Plotting code records:

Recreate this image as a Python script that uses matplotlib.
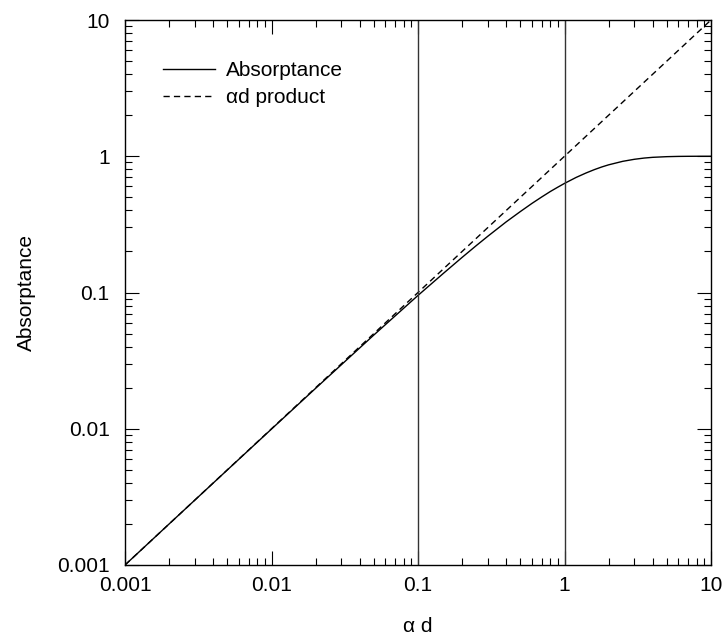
import numpy as np
import matplotlib.pyplot as plt
from matplotlib.ticker import FixedLocator, LogLocator, NullFormatter

plt.rcParams['font.family'] = ['Liberation Sans', 'DejaVu Sans']

# values
ad = [0.001, 0.002, 0.005, 0.01, 0.02, 0.05, 0.1, 0.15, 0.2, 0.25, 0.3, 0.4, 0.5, 0.6, 0.7, 0.8, 0.9,
      1.0, 1.2, 1.4, 1.6, 1.8, 2.0, 2.5, 3.0, 3.5, 4.0, 5.0, 6.0, 7.0, 8.0, 10.0]
absorptance = [0.001, 0.002, 0.00499, 0.00995, 0.0198, 0.0488, 0.0952, 0.139, 0.181, 0.221, 0.259,
               0.330, 0.393, 0.451, 0.503, 0.551, 0.593, 0.632, 0.699, 0.753, 0.798, 0.835, 0.865,
               0.918, 0.950, 0.970, 0.982, 0.993, 0.9975, 0.9991, 0.9997, 1.0]
product = [0.001, 10.0]
vlines = [0.1, 1.0]
ticks = [0.001, 0.01, 0.1, 1, 10]
tick_labels = ['0.001', '0.01', '0.1', '1', '10']

fig = plt.figure(figsize=(7.25, 6.4), dpi=100)
ax = fig.add_axes([125 / 725, 1 - 565 / 640, 586 / 725, 545 / 640])

ax.plot(ad, absorptance, color='black', linewidth=1.0, label='Absorptance')
ax.plot(product, product, color='black', linewidth=1.0, dashes=(4.5, 3), label='\u03b1d product')
for v in vlines:
    ax.axvline(v, color='#333333', linewidth=1.0)

ax.set_xscale('log')
ax.set_yscale('log')
ax.set_xlim(0.001, 10)
ax.set_ylim(0.001, 10)

for axis in (ax.xaxis, ax.yaxis):
    axis.set_major_locator(FixedLocator(ticks))
    axis.set_minor_locator(LogLocator(base=10, subs=np.arange(2, 10)))
    axis.set_minor_formatter(NullFormatter())
ax.set_xticklabels(tick_labels)
ax.set_yticklabels(tick_labels)

ax.tick_params(which='both', direction='in', top=True, right=True, labelsize=15, width=0.8)
ax.tick_params(which='major', length=10)
ax.tick_params(axis='x', which='major', pad=8)
ax.tick_params(axis='y', which='major', pad=11)
ax.tick_params(which='minor', length=5)
for s in ax.spines.values():
    s.set_linewidth(1.0)

ax.set_xlabel('\u03b1 d', fontsize=15, labelpad=16)
ax.set_ylabel('Absorptance', fontsize=15, labelpad=15)

ax.legend(loc='upper left', bbox_to_anchor=(0.05, 0.94), frameon=False, fontsize=15,
          handlelength=2.5, handletextpad=0.55, labelspacing=0.4, borderaxespad=0)

fig.savefig('out.png', dpi=100)
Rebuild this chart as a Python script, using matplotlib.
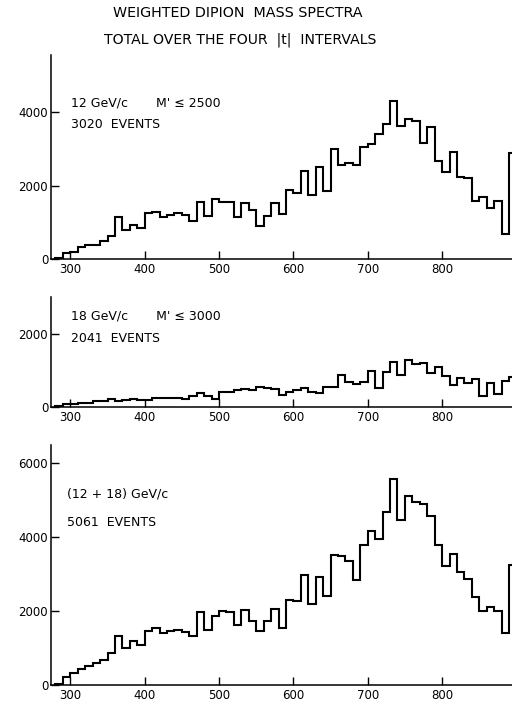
import numpy as np
import matplotlib
matplotlib.use('Agg')
import matplotlib.pyplot as plt

# dipion mass bins (MeV), 10 MeV wide, lower edges 280 ... 890
edges = np.arange(280, 910, 10)

# weighted entries per bin
w_12 = [40, 160, 210, 330, 400, 390, 500, 620, 1140, 800,
        920, 860, 1250, 1295, 1160, 1195, 1250, 1200, 1050, 1550,
        1185, 1650, 1550, 1560, 1140, 1520, 1340, 905, 1175, 1540,
        1220, 1890, 1790, 2400, 1750, 2510, 1855, 3000, 2560, 2615,
        2560, 3060, 3120, 3390, 3665, 4300, 3630, 3800, 3755, 3150,
        3590, 2670, 2360, 2920, 2245, 2200, 1585, 1685, 1385, 1585,
        700, 2900]
w_18 = [20, 75, 90, 100, 110, 160, 175, 210, 170, 190,
        230, 200, 200, 240, 240, 240, 240, 230, 290, 370,
        290, 210, 420, 410, 460, 480, 450, 540, 520, 490,
        340, 400, 460, 510, 420, 380, 534, 534, 880, 690,
        635, 690, 985, 515, 965, 1230, 875, 1295, 1186, 1190,
        935, 1085, 835, 610, 790, 655, 765, 295, 655, 360,
        715, 830]
w_all = [40, 226, 317, 425, 516, 588, 679, 860, 1330, 1014,
         1186, 1086, 1466, 1539, 1403, 1466, 1493, 1448, 1339, 1964,
         1493, 1882, 1991, 1964, 1629, 2018, 1738, 1475, 1720, 2063,
         1557, 2308, 2281, 2968, 2190, 2923, 2416, 3530, 3484, 3349,
         2833, 3801, 4163, 3964, 4679, 5584, 4480, 5131, 4950, 4905,
         4570, 3801, 3231, 3557, 3059, 2869, 2380, 1991, 2109, 1991,
         1421, 3258]

x_ticks = [300, 400, 500, 600, 700, 800]

panels = [
    # values, [left, bottom, width, height], ymax, yticks, line1, line2
    (w_12, [0.0996, 0.6317, 0.9004, 0.2902], 5550, [0, 2000, 4000],
     "12 GeV/c       M' \u2264 2500", "3020  EVENTS"),
    (w_18, [0.0996, 0.4219, 0.9004, 0.1562], 3000, [0, 2000],
     "18 GeV/c       M' \u2264 3000", "2041  EVENTS"),
    (w_all, [0.0996, 0.0270, 0.9004, 0.3409], 6500, [0, 2000, 4000, 6000],
     "(12 + 18) GeV/c", "5061  EVENTS"),
]

fig = plt.figure(figsize=(5.12, 7.04), dpi=100)

fig.text(0.464, 0.981, "WEIGHTED DIPION  MASS SPECTRA",
         ha='center', va='center', fontsize=10.3)
fig.text(0.470, 0.944, "TOTAL OVER THE FOUR  |t|  INTERVALS",
         ha='center', va='center', fontsize=10.1)

# text anchor (pixels from top) for the two label lines of each panel
label_y = [(103, 125), (316, 338), (494, 522)]
label_x = [71, 71, 67]

for (vals, rect, ymax, yt, l1, l2), (y1, y2), lx in zip(panels, label_y, label_x):
    ax = fig.add_axes(rect)
    ax.stairs(vals, edges, baseline=0, color='black', lw=1.5)
    ax.set_xlim(274, 894)
    ax.set_ylim(0, ymax)
    ax.set_xticks(x_ticks)
    ax.set_yticks(yt)
    ax.spines['top'].set_visible(False)
    ax.spines['right'].set_visible(False)
    for s in ('left', 'bottom'):
        ax.spines[s].set_linewidth(1.1)
    ax.tick_params(direction='in', length=6, width=1.0, labelsize=8.5, pad=3)
    ax.tick_params(axis='y', pad=2)
    fig.text(lx / 512, 1 - y1 / 704, l1, ha='left', va='center', fontsize=9)
    fig.text(lx / 512, 1 - y2 / 704, l2, ha='left', va='center', fontsize=9)

fig.savefig('out.png', dpi=100)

◆ **Task directions**
Search the listing for the word "this". Copy every line in which it occurs.

◆ **Task solution**
Recreate this image as a Python script that uses matplotlib.
Rebuild this chart as a Python script, using matplotlib.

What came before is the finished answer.